Line Issue Severity Fix
17-20 Title conflicts with ABOUT.md Critical Update ABOUT.md OR archive this file
2176 MODULE SUMMARY present N/A Correct if keeping this file

ABOUT.md Issues:

Line Issue Severity Fix
1-2 Title describes Olympics not TinyGPT Critical Match chosen implementation
8-13 Learning objectives for Olympics Medium Update if keeping TinyGPT

📝 CONCLUSION

Module 20 has two high-quality but incompatible implementations. Both follow TinyTorch patterns well individually, but their coexistence creates critical confusion.

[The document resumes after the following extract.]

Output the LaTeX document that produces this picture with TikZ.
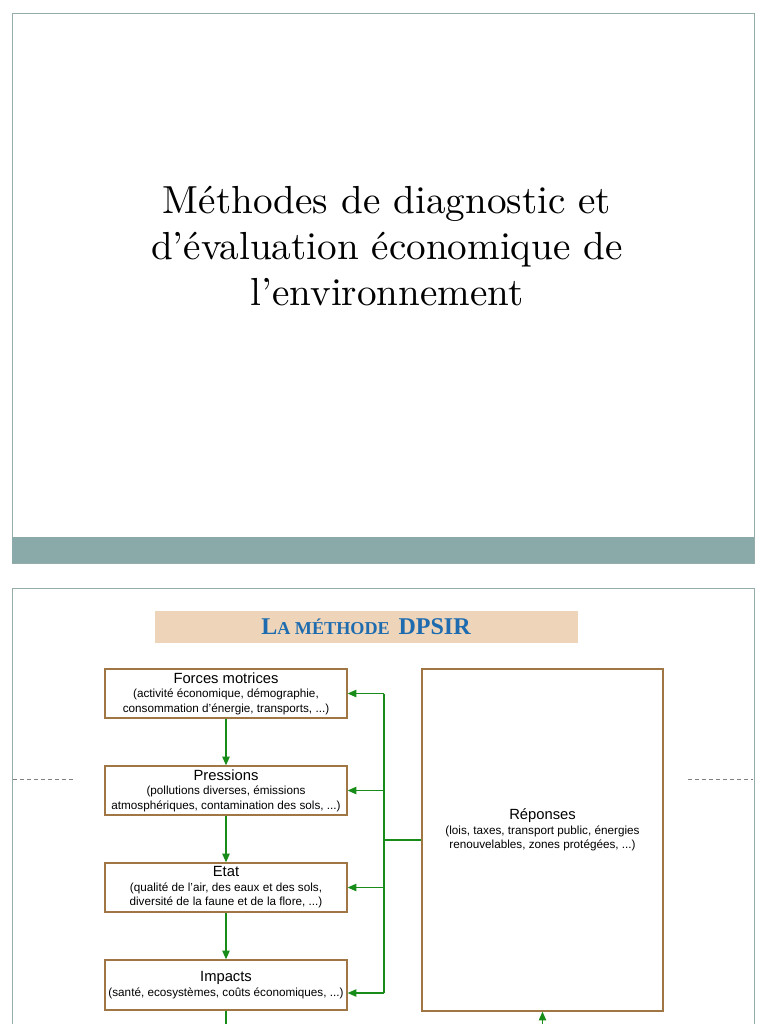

Immediate Action Required:

  1. Team decision: TinyGPT OR Olympics
  2. Archive non-chosen implementation
  3. Fix duplicate test_module() and MODULE SUMMARY
  4. Update ABOUT.md to match

Timeline Recommendation:

  • Week 1: Make decision and archive
  • Week 2: Fix duplicates and test guards
  • Week 3: Validate with student testing

Risk Assessment:

  • High Risk: Students currently receive conflicting instructions
  • Medium Risk: NBGrader may fail with duplicate grade_ids
  • Low Risk: Once fixed, either implementation is solid

📚 REFERENCE: Correct Module Pattern

For reference, here's what a consistent Module 20 should look like:

modules/20_capstone/
├── ABOUT.md                    # Describes actual implementation
├── capstone.py                 # Clean exported version (OR competition.py)
├── capstone_dev.py            # Development version with TODOs (OR competition_dev.py)
├── test_capstone.py           # Pytest tests
└── reference_solution.py      # Hidden instructor solution

Key Principle: _dev.py is scaffolded version of .py, NOT a different module.


Review Complete Recommendation: Address P0 items immediately before next release.